I guess (1). I'm looking for a better way to structure/store Employee/Employees, and (2) I'm having issues in particular with lookup_supervisor().\

Should I be creating an Employee Class, and nesting these inside Employees?

And should I even be doing what I'm doing with tidy_data(), and calling clean_phone_number() and lookup_supervisor() on a for loop on the dict's items? Urgh. confused.


My python skills are poor, so I am far too ignorant to write out what I have in mind in any kind of reasonable time. But I do know how to do OO decomposition.

Why does the Employees class to do all the work? There are several types of things that your monolithic Employees class does:

  • Read and write data from a file - aka serialization
  • Manage and access data from individual employees
  • Manage relationships between exmployees.

I suggest that you create a class to handle each task group listed.

Define an Employee class to keep track or employee data and handle field processing/tidying tasks.

Use the Employees class as a container for employee objects. It can handle tasks like tracking down an Employee's supervisor.

Define a virtual base class EmployeeLoader to define an interface (load, store, ?? ). Then implement a subclass for CSV file serialization. (The virtual base class is optional--I'm not sure how Python handles virtual classes, so this may not even make sense.)

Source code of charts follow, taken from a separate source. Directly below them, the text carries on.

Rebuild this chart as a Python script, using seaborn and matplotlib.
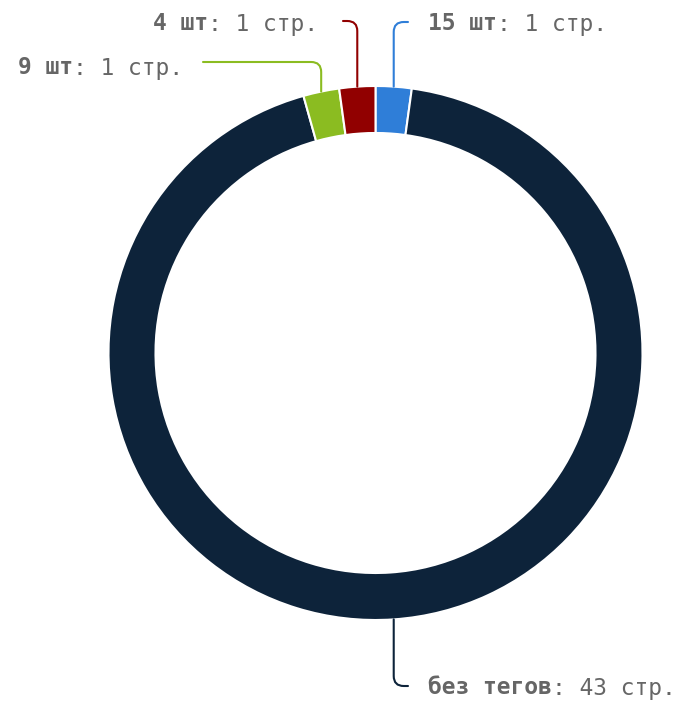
import numpy as np
import matplotlib.pyplot as plt
import seaborn as sns

# Data
names = ["15 шт", "без тегов", "9 шт", "4 шт"]
pages = [1, 43, 1, 1]
colors = ["#2f7ed8", "#0d233a", "#8bbc21", "#910000"]

# Label layout in pixels (top-left origin): connector end and text anchor
label_ends = [(408, 22), (408, 686), (203, 62), (343, 21)]
label_text = [(428, 24, "left"), (428, 688, "left"), (183, 68, "right"), (318, 24, "right")]

W, H = 682, 702
center = (375.5, H - 353)
radius = 267
ring = 47

# Set chart style
sns.set_style("white")
plt.rcParams["font.family"] = ["DejaVu Sans Mono"]

fig = plt.figure(figsize = (W / 100, H / 100), dpi = 100)
ax = fig.add_axes([0, 0, 1, 1])

# Build chart
wedges, _ = ax.pie(
    pages,
    colors = colors,
    startangle = 90,
    counterclock = False,
    radius = radius,
    center = center,
    wedgeprops = dict(width = ring, edgecolor = "white", linewidth = 1.5)
)
ax.set_xlim(0, W)
ax.set_ylim(0, H)
ax.set_aspect("auto")
ax.axis("off")

# Labels with connectors
text_color = "#666666"
fsize = 16.5
for w, name, n, c, end, (tx, ty, ha) in zip(wedges, names, pages, colors, label_ends, label_text):
    mid = np.deg2rad((w.theta1 + w.theta2) / 2)
    anchor = (center[0] + radius * np.cos(mid), center[1] + radius * np.sin(mid))
    ax.annotate(
        "",
        xy = anchor,
        xytext = (end[0], H - end[1]),
        arrowprops = dict(
            arrowstyle = "-",
            connectionstyle = "angle,angleA=0,angleB=90,rad=10",
            color = c,
            lw = 1.5,
            shrinkA = 0,
            shrinkB = 0
        )
    )

    rest = f": {n} стр."
    if ha == "left":
        t1 = ax.text(tx, H - ty, name, ha = "left", va = "center",
                     fontsize = fsize, fontweight = "bold", color = text_color)
        ax.annotate(rest, xy = (1, 0), xycoords = t1, ha = "left", va = "bottom",
                    fontsize = fsize, color = text_color)
    else:
        t2 = ax.text(tx, H - ty, rest, ha = "right", va = "center",
                     fontsize = fsize, color = text_color)
        ax.annotate(name, xy = (0, 0), xycoords = t2, ha = "right", va = "bottom",
                    fontsize = fsize, fontweight = "bold", color = text_color)

# Save
fig.savefig("out.png", dpi = 100)
plt.close(fig)
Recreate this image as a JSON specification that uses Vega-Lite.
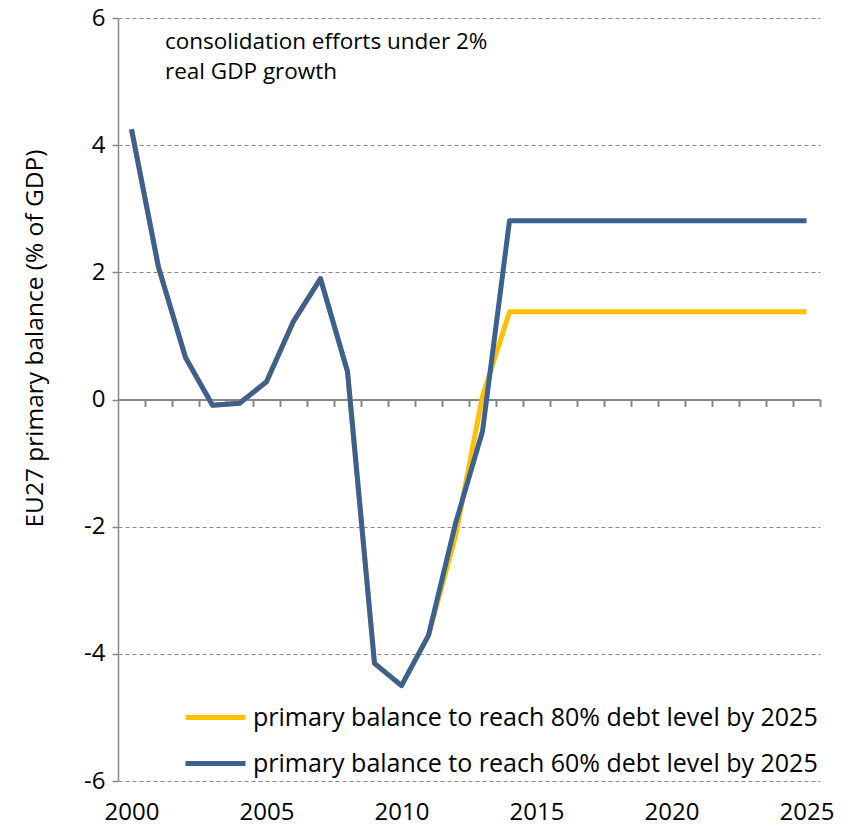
{
  "$schema": "https://vega.github.io/schema/vega-lite/v6.json",
  "width": 702,
  "height": 763,
  "autosize": {"type": "none"},
  "padding": {"left": 118, "top": 18, "right": 30, "bottom": 57},
  "config": {
    "font": "Open Sans",
    "view": {"stroke": null},
    "axis": {"labelColor": "#000000", "titleColor": "#000000", "titleFontWeight": "normal"}
  },
  "data": {
    "values": [
      {"year": 2000, "value": 4.25, "series": "primary balance to reach 80% debt level by 2025"},
      {"year": 2001, "value": 2.08, "series": "primary balance to reach 80% debt level by 2025"},
      {"year": 2002, "value": 0.66, "series": "primary balance to reach 80% debt level by 2025"},
      {"year": 2003, "value": -0.09, "series": "primary balance to reach 80% debt level by 2025"},
      {"year": 2004, "value": -0.06, "series": "primary balance to reach 80% debt level by 2025"},
      {"year": 2005, "value": 0.28, "series": "primary balance to reach 80% debt level by 2025"},
      {"year": 2006, "value": 1.23, "series": "primary balance to reach 80% debt level by 2025"},
      {"year": 2007, "value": 1.9, "series": "primary balance to reach 80% debt level by 2025"},
      {"year": 2008, "value": 0.44, "series": "primary balance to reach 80% debt level by 2025"},
      {"year": 2009, "value": -4.15, "series": "primary balance to reach 80% debt level by 2025"},
      {"year": 2010, "value": -4.5, "series": "primary balance to reach 80% debt level by 2025"},
      {"year": 2011, "value": -3.71, "series": "primary balance to reach 80% debt level by 2025"},
      {"year": 2012, "value": -2.15, "series": "primary balance to reach 80% debt level by 2025"},
      {"year": 2013, "value": 0.05, "series": "primary balance to reach 80% debt level by 2025"},
      {"year": 2014, "value": 1.38, "series": "primary balance to reach 80% debt level by 2025"},
      {"year": 2015, "value": 1.38, "series": "primary balance to reach 80% debt level by 2025"},
      {"year": 2016, "value": 1.38, "series": "primary balance to reach 80% debt level by 2025"},
      {"year": 2017, "value": 1.38, "series": "primary balance to reach 80% debt level by 2025"},
      {"year": 2018, "value": 1.38, "series": "primary balance to reach 80% debt level by 2025"},
      {"year": 2019, "value": 1.38, "series": "primary balance to reach 80% debt level by 2025"},
      {"year": 2020, "value": 1.38, "series": "primary balance to reach 80% debt level by 2025"},
      {"year": 2021, "value": 1.38, "series": "primary balance to reach 80% debt level by 2025"},
      {"year": 2022, "value": 1.38, "series": "primary balance to reach 80% debt level by 2025"},
      {"year": 2023, "value": 1.38, "series": "primary balance to reach 80% debt level by 2025"},
      {"year": 2024, "value": 1.38, "series": "primary balance to reach 80% debt level by 2025"},
      {"year": 2025, "value": 1.38, "series": "primary balance to reach 80% debt level by 2025"},
      {"year": 2000, "value": 4.25, "series": "primary balance to reach 60% debt level by 2025"},
      {"year": 2001, "value": 2.08, "series": "primary balance to reach 60% debt level by 2025"},
      {"year": 2002, "value": 0.66, "series": "primary balance to reach 60% debt level by 2025"},
      {"year": 2003, "value": -0.09, "series": "primary balance to reach 60% debt level by 2025"},
      {"year": 2004, "value": -0.06, "series": "primary balance to reach 60% debt level by 2025"},
      {"year": 2005, "value": 0.28, "series": "primary balance to reach 60% debt level by 2025"},
      {"year": 2006, "value": 1.23, "series": "primary balance to reach 60% debt level by 2025"},
      {"year": 2007, "value": 1.9, "series": "primary balance to reach 60% debt level by 2025"},
      {"year": 2008, "value": 0.44, "series": "primary balance to reach 60% debt level by 2025"},
      {"year": 2009, "value": -4.15, "series": "primary balance to reach 60% debt level by 2025"},
      {"year": 2010, "value": -4.5, "series": "primary balance to reach 60% debt level by 2025"},
      {"year": 2011, "value": -3.71, "series": "primary balance to reach 60% debt level by 2025"},
      {"year": 2012, "value": -1.95, "series": "primary balance to reach 60% debt level by 2025"},
      {"year": 2013, "value": -0.5, "series": "primary balance to reach 60% debt level by 2025"},
      {"year": 2014, "value": 2.81, "series": "primary balance to reach 60% debt level by 2025"},
      {"year": 2015, "value": 2.81, "series": "primary balance to reach 60% debt level by 2025"},
      {"year": 2016, "value": 2.81, "series": "primary balance to reach 60% debt level by 2025"},
      {"year": 2017, "value": 2.81, "series": "primary balance to reach 60% debt level by 2025"},
      {"year": 2018, "value": 2.81, "series": "primary balance to reach 60% debt level by 2025"},
      {"year": 2019, "value": 2.81, "series": "primary balance to reach 60% debt level by 2025"},
      {"year": 2020, "value": 2.81, "series": "primary balance to reach 60% debt level by 2025"},
      {"year": 2021, "value": 2.81, "series": "primary balance to reach 60% debt level by 2025"},
      {"year": 2022, "value": 2.81, "series": "primary balance to reach 60% debt level by 2025"},
      {"year": 2023, "value": 2.81, "series": "primary balance to reach 60% debt level by 2025"},
      {"year": 2024, "value": 2.81, "series": "primary balance to reach 60% debt level by 2025"},
      {"year": 2025, "value": 2.81, "series": "primary balance to reach 60% debt level by 2025"}
    ]
  },
  "layer": [
    {
      "mark": {"type": "line", "strokeWidth": 5, "strokeJoin": "round"},
      "encoding": {
        "x": {
          "field": "year",
          "type": "quantitative",
          "scale": {"domain": [1999.5, 2025.5], "nice": false, "zero": false},
          "axis": {
            "orient": "bottom",
            "values": [2000, 2005, 2010, 2015, 2020, 2025],
            "format": "d",
            "title": null,
            "domain": false,
            "ticks": false,
            "grid": false,
            "labelFontSize": 24,
            "labelPadding": 19
          }
        },
        "y": {
          "field": "value",
          "type": "quantitative",
          "scale": {"domain": [-6, 6], "nice": false},
          "axis": {
            "values": [-6, -4, -2, 0, 2, 4, 6],
            "labelExpr": "'' + datum.value",
            "title": "EU27 primary balance (% of GDP)",
            "titleFontSize": 24.5,
            "titlePadding": 36,
            "titleY": 320,
            "labelFontSize": 24,
            "labelPadding": 7,
            "domainColor": "#868686",
            "domainWidth": 1.5,
            "tickColor": "#868686",
            "tickSize": 6,
            "tickWidth": 1.5,
            "grid": true,
            "gridColor": "#888888",
            "gridDash": [4, 3],
            "gridWidth": 1.2
          }
        },
        "color": {
          "field": "series",
          "type": "nominal",
          "scale": {
            "domain": ["primary balance to reach 80% debt level by 2025", "primary balance to reach 60% debt level by 2025"],
            "range": ["#FFC000", "#3B6192"]
          },
          "legend": {
            "orient": "none",
            "legendX": 65,
            "legendY": 667,
            "title": null,
            "symbolType": "stroke",
            "symbolSize": 3600,
            "symbolStrokeWidth": 5,
            "labelFontSize": 25,
            "labelLimit": 0,
            "labelOffset": 5,
            "rowPadding": -11,
            "labelColor": "#000000"
          }
        }
      }
    },
    {
      "data": {"values": [{"note": "annotation"}]},
      "mark": {"type": "text", "align": "left", "baseline": "middle", "fontSize": 22.5, "lineHeight": 30, "color": "#000000"},
      "encoding": {
        "x": {
          "datum": 2001.24,
          "type": "quantitative",
          "axis": {
            "orient": "bottom",
            "offset": -381.5,
            "values": [2000.5, 2001.5, 2002.5, 2003.5, 2004.5, 2005.5, 2006.5, 2007.5, 2008.5, 2009.5, 2010.5, 2011.5, 2012.5, 2013.5, 2014.5, 2015.5, 2016.5, 2017.5, 2018.5, 2019.5, 2020.5, 2021.5, 2022.5, 2023.5, 2024.5, 2025.5],
            "labels": false,
            "title": null,
            "grid": false,
            "domain": true,
            "domainColor": "#868686",
            "domainWidth": 2,
            "tickColor": "#868686",
            "tickSize": 7,
            "tickWidth": 2
          }
        },
        "y": {"datum": 5.63, "type": "quantitative"},
        "text": {"value": ["consolidation efforts under 2%", "real GDP growth"]}
      }
    }
  ],
  "resolve": {"axis": {"x": "independent"}}
}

  • create an instance of EmployeeCSVLoader with a file name to work with.
  • The loader can then build an Employees object and parse the file.
  • As each record is read, a new Employee object will be created and stored in the Employees object.
  • Now ask the Employees object to populate supervisor links.
  • Iterate over the Employees object's collection of employees and ask each one to tidy itself.
  • Finally, let the serialization object handle updating the data file.

Why is this design worth the effort?

It makes things easier to understand. Smaller, task focused objects are easier to create clean, consistent APIs for.

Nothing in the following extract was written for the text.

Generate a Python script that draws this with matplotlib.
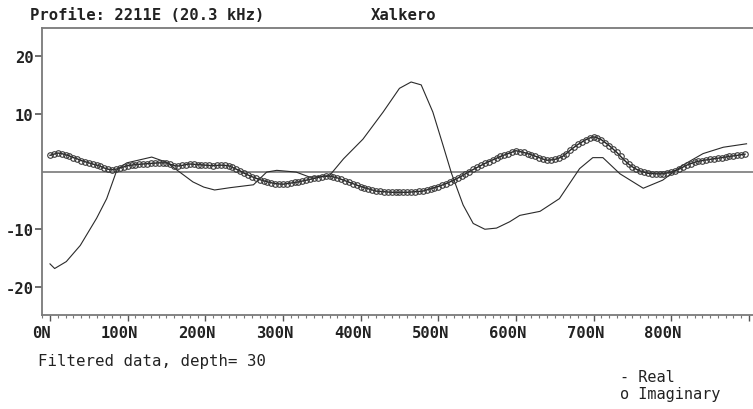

If you find that you need an XML serialization format, it becomes trivial to add the new format. Subclass your virtual loader class to handle the XML parsing/generation. Now you can seamlessly move between CSV and XML formats.

In summary, use objects to simplify and structure your data. Section off common data and behaviors into separate classes. Keep each class tightly focused on a single type of ability. If your class is a collection, accessor, factory, kitchen sink, the API can never be usable: it will be too big and loaded with dissimilar groups of methods. But if your classes stay on topic, they will be easy to test, maintain, use, reuse, and extend.